> _REQUIRED TASK_
Can you output the material exactly as written, minus any pictures it holds?

> _INFORMATION PROVIDED_
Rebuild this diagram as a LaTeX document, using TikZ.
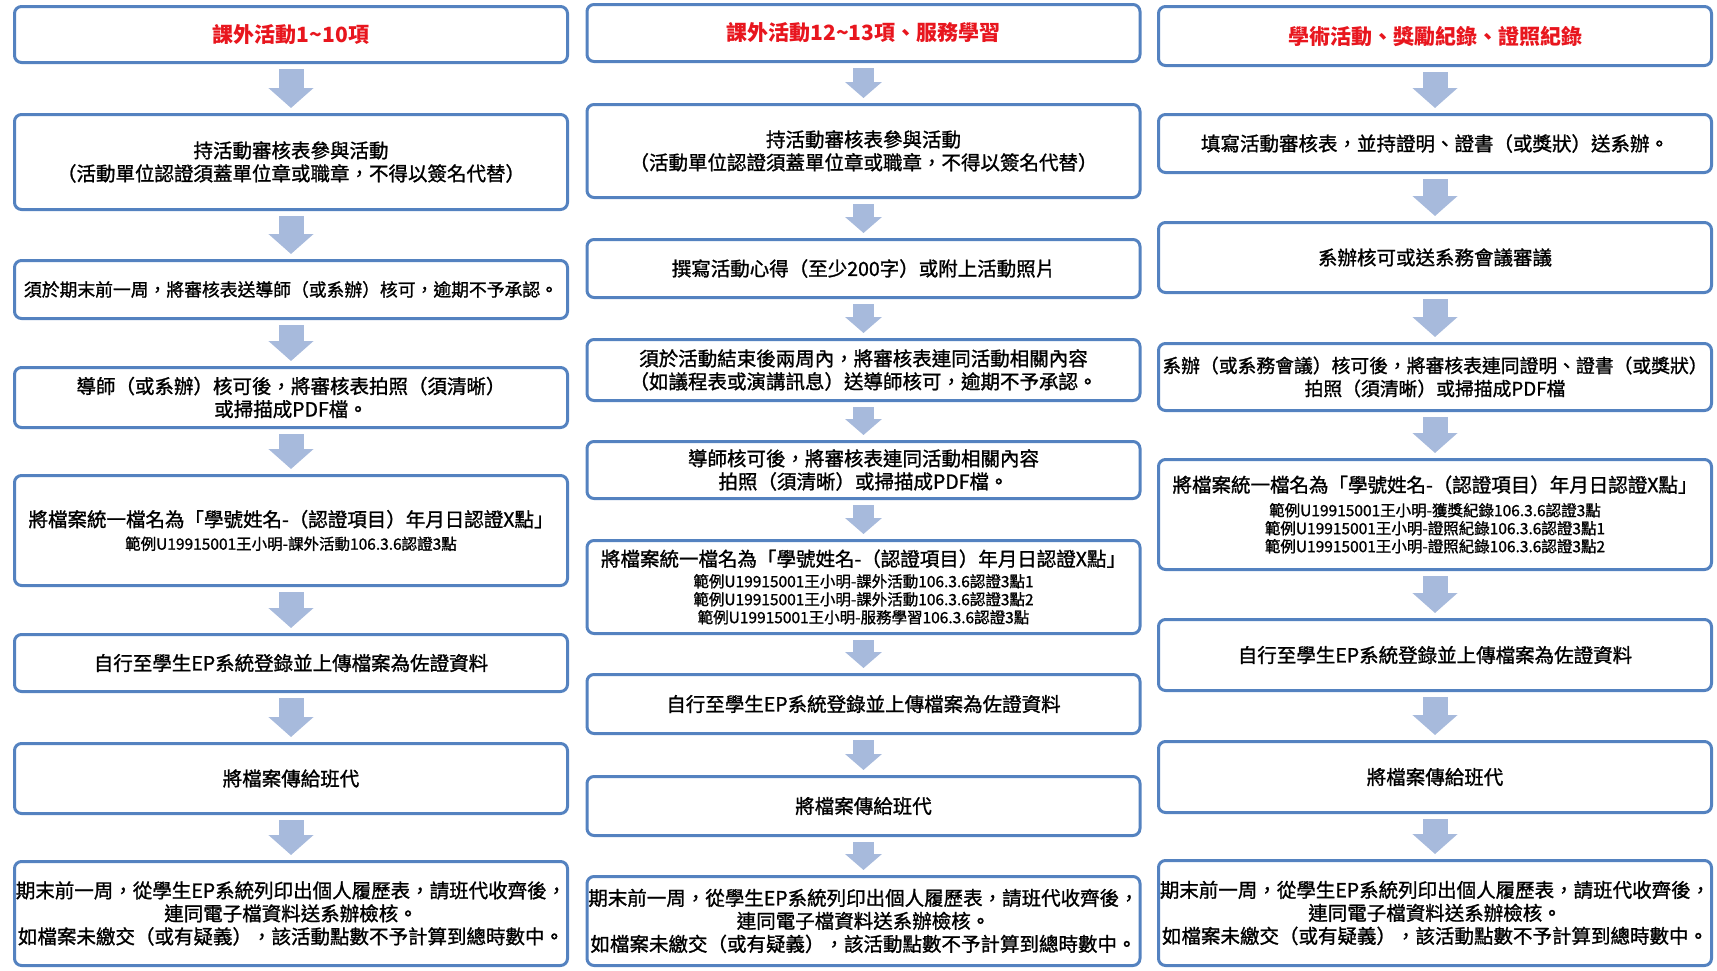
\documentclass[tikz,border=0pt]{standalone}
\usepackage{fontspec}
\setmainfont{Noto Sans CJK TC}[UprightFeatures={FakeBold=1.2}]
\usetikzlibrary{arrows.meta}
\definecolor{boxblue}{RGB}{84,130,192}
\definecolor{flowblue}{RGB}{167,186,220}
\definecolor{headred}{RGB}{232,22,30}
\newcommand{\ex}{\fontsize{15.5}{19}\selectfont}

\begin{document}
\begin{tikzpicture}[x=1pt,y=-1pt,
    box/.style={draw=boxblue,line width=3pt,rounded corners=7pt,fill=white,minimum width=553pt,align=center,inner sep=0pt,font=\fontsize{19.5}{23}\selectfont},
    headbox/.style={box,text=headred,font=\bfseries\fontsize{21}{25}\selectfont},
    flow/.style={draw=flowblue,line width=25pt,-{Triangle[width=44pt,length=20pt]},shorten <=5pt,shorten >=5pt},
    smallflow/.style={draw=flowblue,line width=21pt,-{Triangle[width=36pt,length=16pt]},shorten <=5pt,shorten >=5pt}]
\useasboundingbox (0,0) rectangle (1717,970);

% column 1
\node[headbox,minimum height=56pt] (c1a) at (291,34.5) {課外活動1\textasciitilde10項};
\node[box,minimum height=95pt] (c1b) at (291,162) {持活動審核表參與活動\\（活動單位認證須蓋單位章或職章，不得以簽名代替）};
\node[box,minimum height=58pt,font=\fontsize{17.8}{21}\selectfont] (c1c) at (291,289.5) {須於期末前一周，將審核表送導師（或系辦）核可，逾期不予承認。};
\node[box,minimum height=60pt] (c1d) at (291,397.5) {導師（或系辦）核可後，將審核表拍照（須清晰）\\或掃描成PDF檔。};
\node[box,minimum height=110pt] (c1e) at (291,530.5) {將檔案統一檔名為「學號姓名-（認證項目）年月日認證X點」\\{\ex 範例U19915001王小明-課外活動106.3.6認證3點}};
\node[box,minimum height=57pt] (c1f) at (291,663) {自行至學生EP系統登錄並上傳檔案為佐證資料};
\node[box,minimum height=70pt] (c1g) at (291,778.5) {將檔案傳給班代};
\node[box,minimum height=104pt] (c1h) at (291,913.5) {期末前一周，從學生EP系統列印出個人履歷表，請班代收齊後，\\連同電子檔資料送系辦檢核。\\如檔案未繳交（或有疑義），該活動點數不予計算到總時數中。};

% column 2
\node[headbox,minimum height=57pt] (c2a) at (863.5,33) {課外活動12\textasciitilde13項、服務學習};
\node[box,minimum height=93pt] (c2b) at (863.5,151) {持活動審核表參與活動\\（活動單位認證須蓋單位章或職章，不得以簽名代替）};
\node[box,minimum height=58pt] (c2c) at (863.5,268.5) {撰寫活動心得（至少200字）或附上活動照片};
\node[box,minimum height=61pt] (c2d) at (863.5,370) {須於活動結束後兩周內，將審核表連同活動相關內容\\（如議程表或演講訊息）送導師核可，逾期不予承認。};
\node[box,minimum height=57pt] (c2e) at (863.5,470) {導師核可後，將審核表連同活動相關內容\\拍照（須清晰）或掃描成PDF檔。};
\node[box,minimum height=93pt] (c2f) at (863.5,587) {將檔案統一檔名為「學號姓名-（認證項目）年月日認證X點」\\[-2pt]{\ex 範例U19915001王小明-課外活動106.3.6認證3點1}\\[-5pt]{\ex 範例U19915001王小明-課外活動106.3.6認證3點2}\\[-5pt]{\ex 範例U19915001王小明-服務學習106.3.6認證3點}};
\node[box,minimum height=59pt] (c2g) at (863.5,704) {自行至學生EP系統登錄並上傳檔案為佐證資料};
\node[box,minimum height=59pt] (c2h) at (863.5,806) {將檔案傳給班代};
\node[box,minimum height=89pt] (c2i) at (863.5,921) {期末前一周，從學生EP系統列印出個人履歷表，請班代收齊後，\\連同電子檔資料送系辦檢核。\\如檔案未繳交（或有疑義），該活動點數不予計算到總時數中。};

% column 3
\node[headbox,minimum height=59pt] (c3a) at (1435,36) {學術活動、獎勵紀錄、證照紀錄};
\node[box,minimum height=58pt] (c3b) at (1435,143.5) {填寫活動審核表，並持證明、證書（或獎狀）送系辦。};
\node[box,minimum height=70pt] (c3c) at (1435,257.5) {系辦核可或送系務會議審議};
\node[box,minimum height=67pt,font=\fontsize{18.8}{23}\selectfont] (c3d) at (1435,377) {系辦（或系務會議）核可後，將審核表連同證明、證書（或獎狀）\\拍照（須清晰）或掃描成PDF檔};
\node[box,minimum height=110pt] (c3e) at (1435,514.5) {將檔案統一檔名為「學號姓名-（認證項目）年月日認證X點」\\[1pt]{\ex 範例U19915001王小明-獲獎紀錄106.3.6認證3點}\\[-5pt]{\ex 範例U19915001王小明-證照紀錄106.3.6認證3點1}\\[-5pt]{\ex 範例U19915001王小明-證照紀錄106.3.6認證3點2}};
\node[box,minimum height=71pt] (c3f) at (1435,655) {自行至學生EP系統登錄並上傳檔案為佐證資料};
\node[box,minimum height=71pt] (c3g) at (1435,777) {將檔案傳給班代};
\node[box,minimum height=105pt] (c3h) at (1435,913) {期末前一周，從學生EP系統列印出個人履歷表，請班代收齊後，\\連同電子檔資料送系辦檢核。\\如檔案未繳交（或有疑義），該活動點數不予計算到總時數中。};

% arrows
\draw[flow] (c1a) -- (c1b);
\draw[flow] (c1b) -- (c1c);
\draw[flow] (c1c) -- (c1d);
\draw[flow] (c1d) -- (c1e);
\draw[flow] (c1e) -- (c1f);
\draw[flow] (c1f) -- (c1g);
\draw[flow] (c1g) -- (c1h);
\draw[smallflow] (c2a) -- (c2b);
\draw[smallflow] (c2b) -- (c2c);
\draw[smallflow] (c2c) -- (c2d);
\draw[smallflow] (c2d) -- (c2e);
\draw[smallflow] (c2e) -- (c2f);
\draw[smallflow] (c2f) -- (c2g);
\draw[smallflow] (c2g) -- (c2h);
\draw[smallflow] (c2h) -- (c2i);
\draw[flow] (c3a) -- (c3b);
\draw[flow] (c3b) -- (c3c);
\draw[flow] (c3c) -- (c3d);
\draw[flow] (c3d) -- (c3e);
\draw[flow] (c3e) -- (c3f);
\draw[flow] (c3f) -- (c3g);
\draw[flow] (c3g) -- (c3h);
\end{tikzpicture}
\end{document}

> _WRITTEN REPLY_
Rebuild this diagram as a LaTeX document, using TikZ.
\documentclass[tikz,border=0pt]{standalone}
\usepackage{fontspec}
\setmainfont{Noto Sans CJK TC}[UprightFeatures={FakeBold=1.2}]
\usetikzlibrary{arrows.meta}
\definecolor{boxblue}{RGB}{84,130,192}
\definecolor{flowblue}{RGB}{167,186,220}
\definecolor{headred}{RGB}{232,22,30}
\newcommand{\ex}{\fontsize{15.5}{19}\selectfont}

\begin{document}
\begin{tikzpicture}[x=1pt,y=-1pt,
    box/.style={draw=boxblue,line width=3pt,rounded corners=7pt,fill=white,minimum width=553pt,align=center,inner sep=0pt,font=\fontsize{19.5}{23}\selectfont},
    headbox/.style={box,text=headred,font=\bfseries\fontsize{21}{25}\selectfont},
    flow/.style={draw=flowblue,line width=25pt,-{Triangle[width=44pt,length=20pt]},shorten <=5pt,shorten >=5pt},
    smallflow/.style={draw=flowblue,line width=21pt,-{Triangle[width=36pt,length=16pt]},shorten <=5pt,shorten >=5pt}]
\useasboundingbox (0,0) rectangle (1717,970);

% column 1
\node[headbox,minimum height=56pt] (c1a) at (291,34.5) {課外活動1\textasciitilde10項};
\node[box,minimum height=95pt] (c1b) at (291,162) {持活動審核表參與活動\\（活動單位認證須蓋單位章或職章，不得以簽名代替）};
\node[box,minimum height=58pt,font=\fontsize{17.8}{21}\selectfont] (c1c) at (291,289.5) {須於期末前一周，將審核表送導師（或系辦）核可，逾期不予承認。};
\node[box,minimum height=60pt] (c1d) at (291,397.5) {導師（或系辦）核可後，將審核表拍照（須清晰）\\或掃描成PDF檔。};
\node[box,minimum height=110pt] (c1e) at (291,530.5) {將檔案統一檔名為「學號姓名-（認證項目）年月日認證X點」\\{\ex 範例U19915001王小明-課外活動106.3.6認證3點}};
\node[box,minimum height=57pt] (c1f) at (291,663) {自行至學生EP系統登錄並上傳檔案為佐證資料};
\node[box,minimum height=70pt] (c1g) at (291,778.5) {將檔案傳給班代};
\node[box,minimum height=104pt] (c1h) at (291,913.5) {期末前一周，從學生EP系統列印出個人履歷表，請班代收齊後，\\連同電子檔資料送系辦檢核。\\如檔案未繳交（或有疑義），該活動點數不予計算到總時數中。};

% column 2
\node[headbox,minimum height=57pt] (c2a) at (863.5,33) {課外活動12\textasciitilde13項、服務學習};
\node[box,minimum height=93pt] (c2b) at (863.5,151) {持活動審核表參與活動\\（活動單位認證須蓋單位章或職章，不得以簽名代替）};
\node[box,minimum height=58pt] (c2c) at (863.5,268.5) {撰寫活動心得（至少200字）或附上活動照片};
\node[box,minimum height=61pt] (c2d) at (863.5,370) {須於活動結束後兩周內，將審核表連同活動相關內容\\（如議程表或演講訊息）送導師核可，逾期不予承認。};
\node[box,minimum height=57pt] (c2e) at (863.5,470) {導師核可後，將審核表連同活動相關內容\\拍照（須清晰）或掃描成PDF檔。};
\node[box,minimum height=93pt] (c2f) at (863.5,587) {將檔案統一檔名為「學號姓名-（認證項目）年月日認證X點」\\[-2pt]{\ex 範例U19915001王小明-課外活動106.3.6認證3點1}\\[-5pt]{\ex 範例U19915001王小明-課外活動106.3.6認證3點2}\\[-5pt]{\ex 範例U19915001王小明-服務學習106.3.6認證3點}};
\node[box,minimum height=59pt] (c2g) at (863.5,704) {自行至學生EP系統登錄並上傳檔案為佐證資料};
\node[box,minimum height=59pt] (c2h) at (863.5,806) {將檔案傳給班代};
\node[box,minimum height=89pt] (c2i) at (863.5,921) {期末前一周，從學生EP系統列印出個人履歷表，請班代收齊後，\\連同電子檔資料送系辦檢核。\\如檔案未繳交（或有疑義），該活動點數不予計算到總時數中。};

% column 3
\node[headbox,minimum height=59pt] (c3a) at (1435,36) {學術活動、獎勵紀錄、證照紀錄};
\node[box,minimum height=58pt] (c3b) at (1435,143.5) {填寫活動審核表，並持證明、證書（或獎狀）送系辦。};
\node[box,minimum height=70pt] (c3c) at (1435,257.5) {系辦核可或送系務會議審議};
\node[box,minimum height=67pt,font=\fontsize{18.8}{23}\selectfont] (c3d) at (1435,377) {系辦（或系務會議）核可後，將審核表連同證明、證書（或獎狀）\\拍照（須清晰）或掃描成PDF檔};
\node[box,minimum height=110pt] (c3e) at (1435,514.5) {將檔案統一檔名為「學號姓名-（認證項目）年月日認證X點」\\[1pt]{\ex 範例U19915001王小明-獲獎紀錄106.3.6認證3點}\\[-5pt]{\ex 範例U19915001王小明-證照紀錄106.3.6認證3點1}\\[-5pt]{\ex 範例U19915001王小明-證照紀錄106.3.6認證3點2}};
\node[box,minimum height=71pt] (c3f) at (1435,655) {自行至學生EP系統登錄並上傳檔案為佐證資料};
\node[box,minimum height=71pt] (c3g) at (1435,777) {將檔案傳給班代};
\node[box,minimum height=105pt] (c3h) at (1435,913) {期末前一周，從學生EP系統列印出個人履歷表，請班代收齊後，\\連同電子檔資料送系辦檢核。\\如檔案未繳交（或有疑義），該活動點數不予計算到總時數中。};

% arrows
\draw[flow] (c1a) -- (c1b);
\draw[flow] (c1b) -- (c1c);
\draw[flow] (c1c) -- (c1d);
\draw[flow] (c1d) -- (c1e);
\draw[flow] (c1e) -- (c1f);
\draw[flow] (c1f) -- (c1g);
\draw[flow] (c1g) -- (c1h);
\draw[smallflow] (c2a) -- (c2b);
\draw[smallflow] (c2b) -- (c2c);
\draw[smallflow] (c2c) -- (c2d);
\draw[smallflow] (c2d) -- (c2e);
\draw[smallflow] (c2e) -- (c2f);
\draw[smallflow] (c2f) -- (c2g);
\draw[smallflow] (c2g) -- (c2h);
\draw[smallflow] (c2h) -- (c2i);
\draw[flow] (c3a) -- (c3b);
\draw[flow] (c3b) -- (c3c);
\draw[flow] (c3c) -- (c3d);
\draw[flow] (c3d) -- (c3e);
\draw[flow] (c3e) -- (c3f);
\draw[flow] (c3f) -- (c3g);
\draw[flow] (c3g) -- (c3h);
\end{tikzpicture}
\end{document}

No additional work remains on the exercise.